Given the date’s historical significance and the administration’s resistance to the Arroyo government’s past practice of holiday economics, it is not likely that the Independence Day holiday will be moved to June 13 to create a three-day weekend.
Although a vast majority of Filipinos will not be working on June 12 because it falls on a Sunday, employees in certain sectors particularly in the business process outsourcing industry might be required to go on duty.
In that case, they must receive 200% of their regular hourly rate depending on the number of hours of service rendered (this is commonly referred to as “double pay”). This is in accordance to the rules set by the Department of Labor and Employment.

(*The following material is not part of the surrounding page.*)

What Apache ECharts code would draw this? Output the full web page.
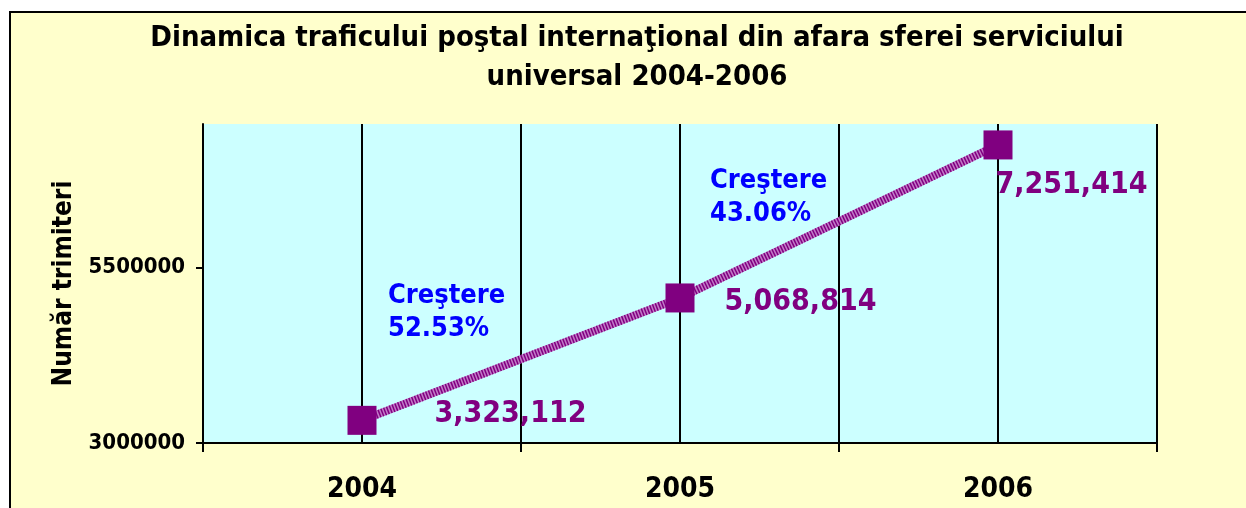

Filipinos didn’t always celebrate our independence day every June 12. From 1946 to 1964, July 4 was the date designated for that. It was in July 4, 1946 when the Americans formally ended their colonization of the Philippines. This also effectively ended the Commonwealth Government that they established in 1935.
In 1964, then-President Diosdado Macapagal signed Republic Act 4166 which moved the date from July 4 to June 12. This was done to make Filipinos “recall the heroes of the revolution against Spain and their acts of sublime heroism and martyrdom.”
Macapagal in turn designated July 4 as the Philippine Republic Day, still a national holiday. Twenty years later, then-President Ferdinand Marcos declared July 4 as Filipino-American Friendship Day, a working holiday. The practice has since been discontinued with the framing of the 1987 Constitution.